What this task involves →
From the material below, list every line containing "that".

Dataset records →
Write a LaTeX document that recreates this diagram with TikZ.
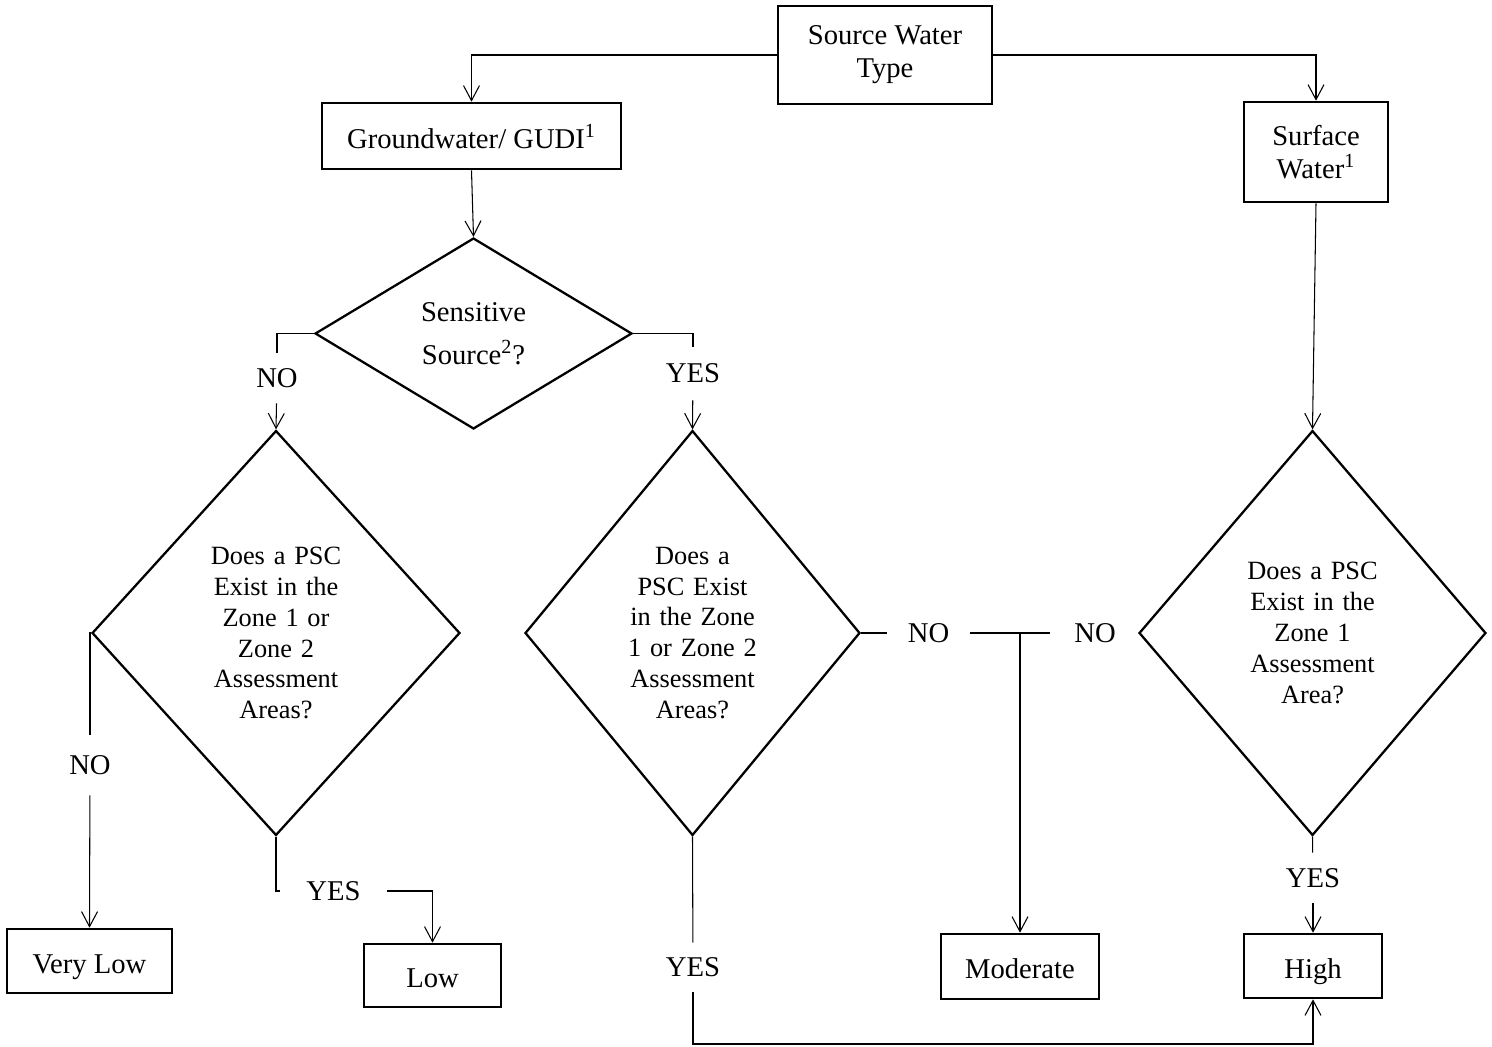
\documentclass[tikz,border=0pt]{standalone}
\usepackage{fontspec}
\setmainfont{Liberation Serif}
\usetikzlibrary{arrows.meta,shapes.geometric}

\begin{document}
\begin{tikzpicture}[
  x=0.02cm, y=-0.02cm,
  font=\fontsize{16.3}{18.7}\selectfont,
  box/.style={draw=black, line width=1.5pt, rectangle, inner sep=0pt,
              align=center},
  one/.style={text height=14pt, text depth=0pt},
  dec/.style={draw=black, line width=1.3pt, diamond, inner sep=0pt,
              align=center},
  qtext/.style={font=\fontsize{15}{17.6}\selectfont, text width=3cm},
  lbl/.style={inner sep=0pt, minimum width=0pt, minimum height=0pt},
  link/.style={black, line width=0.6pt},
  flow/.style={link, -{Straight Barb[length=3mm, width=3.2mm, line width=0.6pt]}},
]
\useasboundingbox (0,0) rectangle (1492,1046);

% ---------------- source type -------------------------------------------
\node[box, minimum width=4.28cm, minimum height=1.96cm] (src) at (885, 55)
  {Source Water\\Type};
\node[box, one, minimum width=5.98cm, minimum height=1.32cm] (gw) at (471.5, 136)
  {Groundwater/ GUDI\textsuperscript{1}};
\node[box, minimum width=2.88cm, minimum height=2.0cm] (sw) at (1316, 152)
  {Surface\\Water\textsuperscript{1}};

% ---------------- decisions ---------------------------------------------
\node[dec, aspect=1.66, minimum width=6.34cm, minimum height=3.82cm]
  (sens) at (473.5, 333.5) {Sensitive\\[6pt]Source\textsuperscript{2}?};
\node[dec, qtext, aspect=0.9, minimum width=7.36cm, minimum height=8.1cm]
  (q1) at (276, 633)
  {Does a PSC\\Exist in the\\Zone 1 or\\Zone 2\\Assessment\\Areas?};
\node[dec, qtext, aspect=0.83, minimum width=6.7cm, minimum height=8.1cm]
  (q2) at (692.5, 633)
  {Does a\\PSC Exist\\in the Zone\\1 or Zone 2\\Assessment\\Areas?};
\node[dec, qtext, aspect=0.86, minimum width=6.94cm, minimum height=8.1cm]
  (q3) at (1312.5, 633)
  {Does a PSC\\Exist in the\\Zone 1\\Assessment\\Area?};

% ---------------- outcomes ----------------------------------------------
\node[box, one, minimum width=3.3cm, minimum height=1.28cm] (vlow) at (89.5, 961) {Very Low};
\node[box, one, minimum width=2.74cm, minimum height=1.26cm] (low) at (432.5, 975.5) {Low};
\node[box, one, minimum width=3.16cm, minimum height=1.3cm] (mod) at (1020, 966.5) {Moderate};
\node[box, one, minimum width=2.76cm, minimum height=1.28cm] (high) at (1313, 966) {High};

% ---------------- answer labels -----------------------------------------
\node[lbl, minimum height=1.0cm] (noA) at (277, 378) {NO};
\node[lbl, minimum height=1.06cm] (yesA) at (693, 373.5) {YES};
\node[lbl, minimum height=1.2cm] (noB) at (90, 765) {NO};
\node[lbl, minimum width=2.14cm] (yesB) at (333.5, 891) {YES};
\node[lbl, minimum height=0.98cm] (yesC) at (693, 967.5) {YES};
\node[lbl, minimum height=1.0cm] (yesD) at (1313, 878) {YES};
\node[lbl, minimum width=1.66cm] (noM) at (928.5, 633) {NO};
\node[lbl, minimum width=1.8cm] (noR) at (1095, 633) {NO};
\coordinate (jn) at (mod.north |- q2.east);
\coordinate (hb) at (1313, 1044);

% ---------------- connectors --------------------------------------------
\draw[flow] (src.west) -| (gw.north);
\draw[flow] (src.east) -| (sw.north);
\draw[flow] (gw.south) -- (sens.north);
\draw[flow] (sw.south) -- (q3.north);

\draw[link] (sens.west) -| (noA);
\draw[flow] (noA) -- (q1.north);
\draw[link] (sens.east) -| (yesA);
\draw[flow] (yesA) -- (q2.north);

\draw[link] (q1.west) -| (noB);
\draw[flow] (noB) -- (vlow.north);
\draw[link] (q1.south) |- (yesB);
\draw[flow] (yesB) -| (low.north);

\draw[link] (q2.east) -- (noM);
\draw[link] (noM) -- (jn);
\draw[link] (noR) -- (jn);
\draw[flow] (jn) -- (mod.north);
\draw[link] (q2.south) -- (yesC);
\draw[flow] (yesC) |- (hb) -- (high.south);

\draw[link] (q3.south) -- (yesD);
\draw[flow] (yesD) -- (high.north);

\end{tikzpicture}
\end{document}
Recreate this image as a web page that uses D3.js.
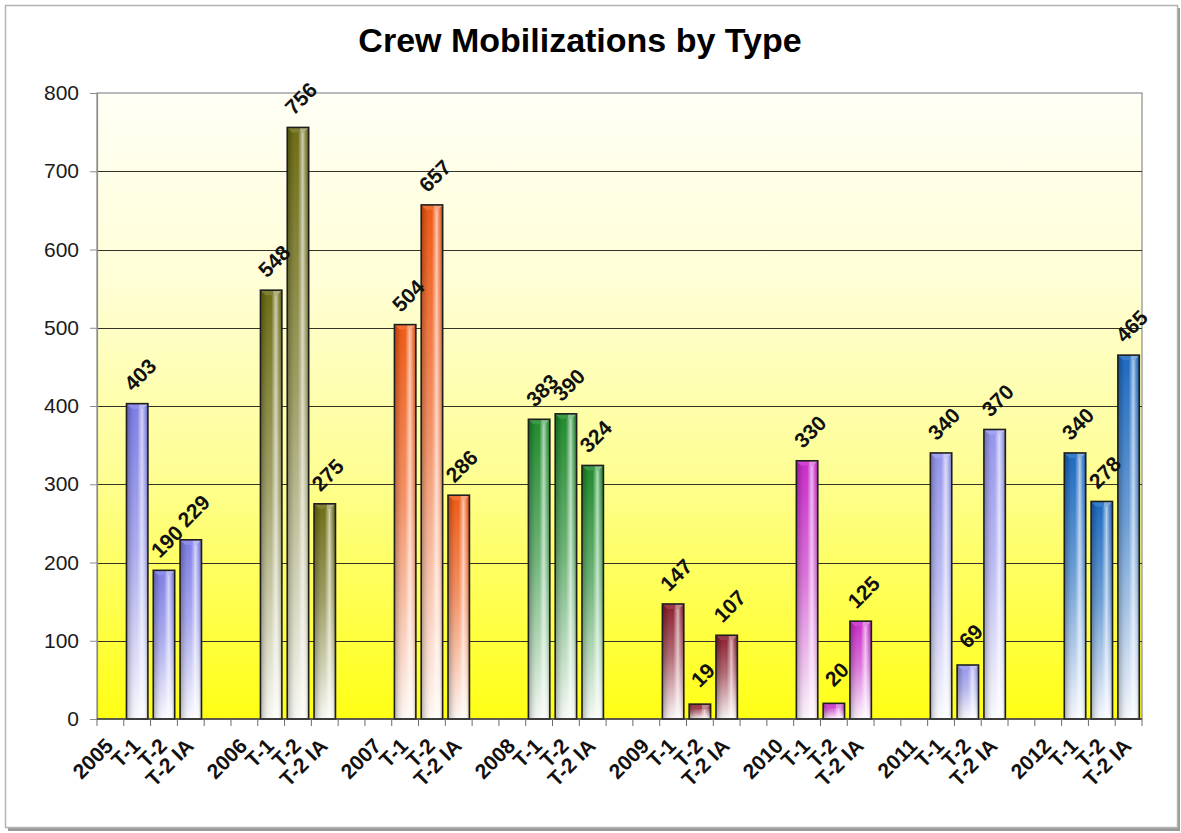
<!DOCTYPE html>
<html>
<head>
<meta charset="utf-8">
<script src="https://cdn.jsdelivr.net/npm/d3@7"></script>
<style>
  html, body { margin: 0; padding: 0; background: #ffffff; }
  svg { display: block; font-family: "Liberation Sans", Arial, sans-serif; }
</style>
</head>
<body>
<svg id="chart" width="1181" height="833"></svg>
<script>
// Crew mobilizations per year, split by crew type
const years = ["2005", "2006", "2007", "2008", "2009", "2010", "2011", "2012"];
const crewTypes = ["T-1", "T-2", "T-2 IA"];
const valuesT1   = [403, 548, 504, 383, 147, 330, 340, 340];
const valuesT2   = [190, 756, 657, 390, 19, 20, 69, 278];
const valuesT2IA = [229, 275, 286, 324, 107, 125, 370, 465];
const yearColors = ["#7c7ce6", "#6c6c12", "#f05812", "#1c8a2a", "#8a1a2a", "#c828c8", "#9494ec", "#1a68c0"];
const yTickValues = [0, 100, 200, 300, 400, 500, 600, 700, 800];

const svg = d3.select("#chart");
const plot = { left: 97, right: 1142, top: 93, bottom: 719 };

// One slot per axis label: year, its three crew types, then a spacer
const typeValues = [valuesT1, valuesT2, valuesT2IA];
const slots = [];
years.forEach((yr, i) => {
  slots.push({ label: yr, value: null, year: i });
  crewTypes.forEach((t, k) => slots.push({ label: t, value: typeValues[k][i], year: i }));
  if (i < years.length - 1) slots.push({ label: "", value: null, year: i });
});
slots.forEach((s, i) => s.key = i);

const x = d3.scaleBand()
  .domain(slots.map(s => s.key))
  .range([plot.left, plot.right])
  .paddingInner(0.2)
  .paddingOuter(0.1);
const y = d3.scaleLinear().domain([0, 800]).range([plot.bottom, plot.top]);

const defs = svg.append("defs");

// Plot background: pale cream at top to bright yellow at the base
const bg = defs.append("linearGradient").attr("id", "plotBg")
  .attr("x1", 0).attr("y1", 0).attr("x2", 0).attr("y2", 1);
[[0, "#fffff6"], [0.3, "#fffed6"], [0.6, "#fefe96"], [0.85, "#ffff44"], [1, "#ffff14"]]
  .forEach(([o, c]) => bg.append("stop").attr("offset", o).attr("stop-color", c));

// Vertical colour fade per year
yearColors.forEach((c, i) => {
  const g = defs.append("linearGradient").attr("id", "fade" + i)
    .attr("x1", 0).attr("y1", 0).attr("x2", 0).attr("y2", 1);
  g.append("stop").attr("offset", 0).attr("stop-color", c);
  g.append("stop").attr("offset", 0.45).attr("stop-color", d3.interpolateRgb(c, "#ffffff")(0.35));
  g.append("stop").attr("offset", 1).attr("stop-color", d3.interpolateRgb(c, "#ffffff")(0.95));
});

// Horizontal cylinder shading overlay
const shade = defs.append("linearGradient").attr("id", "shade")
  .attr("x1", 0).attr("y1", 0).attr("x2", 1).attr("y2", 0);
[[0, "#000000", 0.28], [0.2, "#000000", 0.1], [0.5, "#ffffff", 0.0], [0.72, "#ffffff", 0.65],
 [0.86, "#ffffff", 0.2], [1, "#000000", 0.25]]
  .forEach(([o, c, a]) => shade.append("stop").attr("offset", o).attr("stop-color", c).attr("stop-opacity", a));

// Outer frame with a soft drop edge
svg.append("rect").attr("x", 8).attr("y", 8).attr("width", 1172).attr("height", 823)
  .attr("fill", "#9a9a9a");
svg.append("rect").attr("x", 5.5).attr("y", 5.5).attr("width", 1172).attr("height", 822)
  .attr("fill", "#ffffff").attr("stroke", "#b4b4b4").attr("stroke-width", 1.5);

// Plot area
svg.append("rect")
  .attr("x", plot.left).attr("y", plot.top)
  .attr("width", plot.right - plot.left).attr("height", plot.bottom - plot.top)
  .attr("fill", "url(#plotBg)").attr("stroke", "#8c8c8c").attr("stroke-width", 1.2);

// Horizontal gridlines
svg.append("g").selectAll("line")
  .data(yTickValues.filter(v => v > 0 && v < 800))
  .join("line")
  .attr("x1", plot.left).attr("x2", plot.right)
  .attr("y1", d => Math.round(y(d)) + 0.5).attr("y2", d => Math.round(y(d)) + 0.5)
  .attr("stroke", "#333326").attr("stroke-width", 1.1);

// Y axis
const yAxis = svg.append("g")
  .attr("transform", `translate(${plot.left},0)`)
  .call(d3.axisLeft(y).tickValues(yTickValues).tickSize(7).tickPadding(11));
yAxis.select(".domain").attr("stroke", "#8c8c8c").attr("stroke-width", 1.2);
yAxis.selectAll(".tick line").attr("stroke", "#8c8c8c");
yAxis.selectAll(".tick text")
  .attr("font-size", 21).attr("fill", "#1a1a1a")
  .attr("font-family", "'Liberation Sans', Arial, sans-serif");

// Bars
const barSlots = slots.filter(s => s.value !== null);
const bars = svg.append("g").selectAll("g.bar").data(barSlots).join("g").attr("class", "bar");
bars.append("rect")
  .attr("x", d => x(d.key)).attr("y", d => y(d.value))
  .attr("width", x.bandwidth()).attr("height", d => y(0) - y(d.value))
  .attr("fill", d => `url(#fade${d.year})`);
bars.append("rect")
  .attr("x", d => x(d.key)).attr("y", d => y(d.value))
  .attr("width", x.bandwidth()).attr("height", d => y(0) - y(d.value))
  .attr("fill", "url(#shade)");
// bevelled top cap
bars.append("path")
  .attr("d", d => {
    const x0 = x(d.key), w = x.bandwidth(), t = y(d.value), b = Math.min(5, (y(0) - t) / 2);
    return `M${x0},${t}L${x0 + w},${t}L${x0 + w - b},${t + b}L${x0 + b},${t + b}Z`;
  })
  .attr("fill", d => d3.interpolateRgb(yearColors[d.year], "#ffffff")(0.15))
  .attr("opacity", 0.9);
bars.append("path")
  .attr("d", d => {
    const x0 = x(d.key), w = x.bandwidth(), t = y(d.value), b = Math.min(5, (y(0) - t) / 2);
    return `M${x0 + w * 0.6},${t}L${x0 + w},${t}L${x0 + w - b},${t + b}L${x0 + w * 0.6},${t + b}Z`;
  })
  .attr("fill", "#ffffff").attr("opacity", 0.35);
bars.append("rect")
  .attr("x", d => x(d.key)).attr("y", d => y(d.value))
  .attr("width", x.bandwidth()).attr("height", d => y(0) - y(d.value))
  .attr("fill", "none").attr("stroke", "#1e1e1e").attr("stroke-width", 1.6);

// X axis baseline and tick marks at slot boundaries
const step = x.step();
svg.append("line")
  .attr("x1", plot.left).attr("x2", plot.right)
  .attr("y1", plot.bottom).attr("y2", plot.bottom)
  .attr("stroke", "#3a3a3a").attr("stroke-width", 1.4);
svg.append("g").selectAll("line")
  .data(d3.range(slots.length + 1))
  .join("line")
  .attr("x1", i => plot.left + i * step).attr("x2", i => plot.left + i * step)
  .attr("y1", plot.bottom).attr("y2", plot.bottom + 7)
  .attr("stroke", "#6a6a6a").attr("stroke-width", 1);

// Category labels, slanted
svg.append("g").selectAll("text")
  .data(slots.filter(s => s.label !== ""))
  .join("text")
  .attr("transform", d => `translate(${x(d.key) + x.bandwidth() / 2 - 1},${plot.bottom + 23}) rotate(-45)`)
  .attr("text-anchor", "end").attr("dy", "0.35em")
  .attr("font-size", 21).attr("font-weight", "bold").attr("fill", "#111")
  .text(d => d.label);

// Value labels above bars
svg.append("g").selectAll("text")
  .data(barSlots)
  .join("text")
  .attr("transform", d => `translate(${x(d.key) + x.bandwidth() / 2 + 3},${y(d.value) - 29}) rotate(-45)`)
  .attr("text-anchor", "middle").attr("dy", "0.35em")
  .attr("font-size", 21).attr("font-weight", "bold").attr("fill", "#111")
  .text(d => d.value);

// Title
svg.append("text")
  .attr("x", 580).attr("y", 52)
  .attr("text-anchor", "middle")
  .attr("font-size", 34).attr("font-weight", "bold").attr("fill", "#000")
  .text("Crew Mobilizations by Type");
</script>
</body>
</html>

Exercise answer →
Write a LaTeX document that recreates this diagram with TikZ.
Recreate this image as a web page that uses D3.js.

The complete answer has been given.